S. R. Heap (NASA's GSFC), T. M. Lanz (UMD & NASA's GSFC)

Recent evolutionary models of massive stars (Maeder & Meynet 2000, 2001; Heger & Langer 2000) predict important effects of rotation including: increasing the rate of mass-loss; lowering the effective gravity; altering the evolutionary track on the HRD; extending the main-sequence phase (both on the HR diagram and in time); and mixing of CNO-processed elements up to the stellar surface. Observations suggest that rotation is a more important factor at lower metallicities because of higher initial rotational velocities and weaker winds. This makes the SMC, a low-metallicity galaxy (Z=0.2Z\odot), an excellent environment for discerning the role of rotation in massive stars.

We report on a FUSE+STIS+optical spectral analysis of 17 O-type stars in the SMC, where we found an enormous range in N abundances.
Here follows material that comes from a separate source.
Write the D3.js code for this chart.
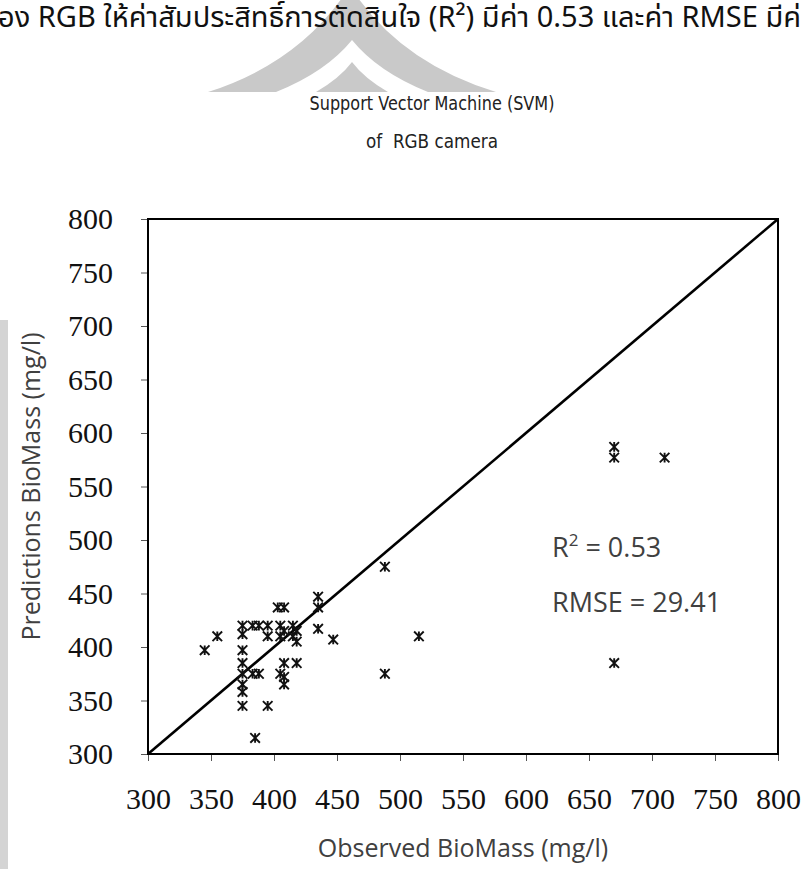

Three stars in the sample have the same (low) CN abundances as the nebular material out of which they formed, namely C=0.085 C\odot and N=0.034 N\odot. However, more than half show N~N\odot, an enrichment factor of 30X! Such unexpectedly high levels of N have ramifications for the evolution of massive stars including precursors to supernovae. They also raise questions about the sources of nitrogen in the early universe.

This study was supported in part by grants from NASA's ADP, HST GO-7437, and FUSE B134.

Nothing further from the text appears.